(What to do)
Write the lines out again, from the top of the material to the line containing "plt.rcParams['font.family'] = ['DejaVu Sans']", pictures excluded.

(Available data)
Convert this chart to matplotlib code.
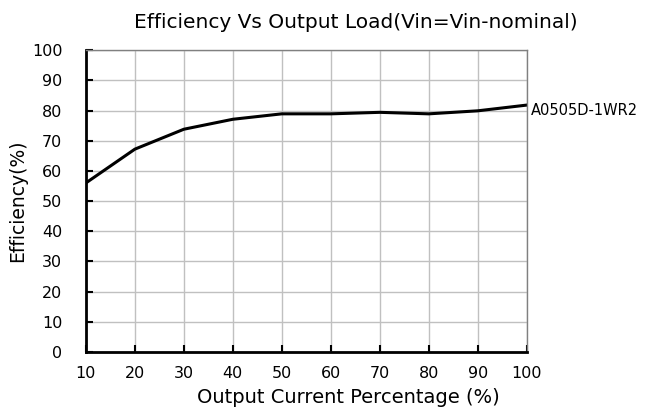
import matplotlib
matplotlib.use('Agg')
import matplotlib.pyplot as plt

# Efficiency vs output load
load_pct = [10, 20, 30, 40, 50, 60, 70, 80, 90, 100]
efficiency = [56, 67.2, 73.8, 77.1, 78.9, 78.9, 79.4, 78.9, 79.9, 81.8]
model = "A0505D-1WR2"

plt.rcParams['font.family'] = ['DejaVu Sans']

fig = plt.figure(figsize=(6.71, 4.18), dpi=100)
ax = fig.add_axes([0.128, 0.158, 0.657, 0.722])

ax.plot(load_pct, efficiency, color='black', linewidth=2.2)

ax.set_xlim(10, 100)
ax.set_ylim(0, 100)
ax.set_xticks(range(10, 101, 10))
ax.set_yticks(range(0, 101, 10))
ax.grid(True, color='#c0c0c0', linewidth=1)
ax.set_axisbelow(True)

for side in ('top', 'right'):
    ax.spines[side].set_color('#808080')
    ax.spines[side].set_linewidth(1)
for side in ('left', 'bottom'):
    ax.spines[side].set_color('black')
    ax.spines[side].set_linewidth(2)

ax.tick_params(direction='in', length=5, width=1.5, labelsize=11.5)
ax.tick_params(axis='y', pad=17)
ax.tick_params(axis='x', pad=10)

ax.set_xlabel("Output Current Percentage (%)", fontsize=14, labelpad=5, x=0.596)
ax.set_ylabel("Efficiency(%)", fontsize=13.5, labelpad=3)
fig.text(0.53, 0.945, "Efficiency Vs Output Load(Vin=Vin-nominal)",
         ha='center', va='center', fontsize=14.5)

ax.text(1.01, 0.8, model, transform=ax.transAxes, fontsize=10.5,
        ha='left', va='center')

fig.savefig("out.png", dpi=100)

(Result for this exercise)
Convert this chart to matplotlib code.
import matplotlib
matplotlib.use('Agg')
import matplotlib.pyplot as plt

# Efficiency vs output load
load_pct = [10, 20, 30, 40, 50, 60, 70, 80, 90, 100]
efficiency = [56, 67.2, 73.8, 77.1, 78.9, 78.9, 79.4, 78.9, 79.9, 81.8]
model = "A0505D-1WR2"

plt.rcParams['font.family'] = ['DejaVu Sans']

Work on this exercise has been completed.